Que ferions-nous sans les artistes ? J’admire profondément leur volonté de nous aider à surmonter nos peurs et reprendre en main notre destin. Lisbeth Gruwez, dans une performance exceptionnelle aux côtés de Nicolas Vladyslav, ausculte les différentes manifestations de la peur pour nous en détacher et penser avec recul.

Lâchons prise et laissons-nous respirer, haleter avec les danseurs. Osons laisser exploser nos peurs pour mieux les regarder ! La peur annihile toute pensée et tout autre sentiment. Le sujet devient brûlant d’actualités. Les attentats plongent nombre d’entre nous dans un état de panique, duquel rien de bon ne peut sortir. Lisbeth n’en parle pas mais cette actualité est bien présente lors de ce festival d’Avignon 2016. Et par bonheur, les artistes s’en sont emparés. Comme le disait bien Sidi Larbi Cherkaoui hier dans le point presse, le théâtre est un rituel qui nous conduit à prendre le temps ensemble et à réfléchir calmement.

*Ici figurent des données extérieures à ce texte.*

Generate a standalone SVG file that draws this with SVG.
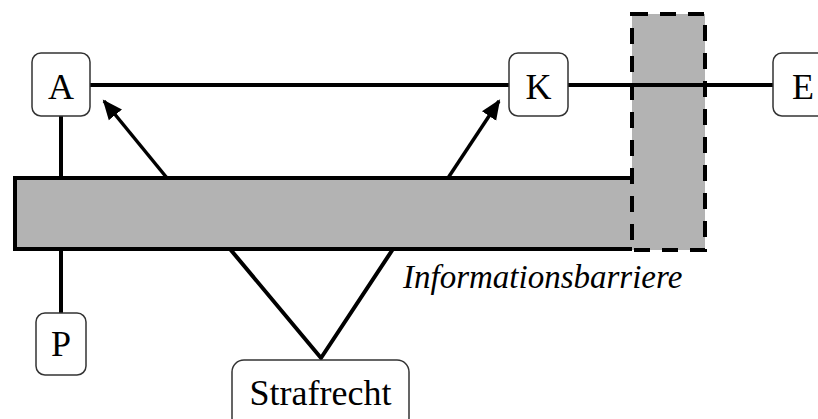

Une chorégraphie des états extrêmes

En voulant décrire un corps en état d’extase, Lisbeth Gruwez a réalisé que cette pièce formait une trilogie avec les ses deux précédentes, l’une sur le discours (It’s going to get worse and worse, my friend), l’autre sur le fou-rire (AH/HA), qui seront de nouveaux programmées en région parisienne en 2017-2018.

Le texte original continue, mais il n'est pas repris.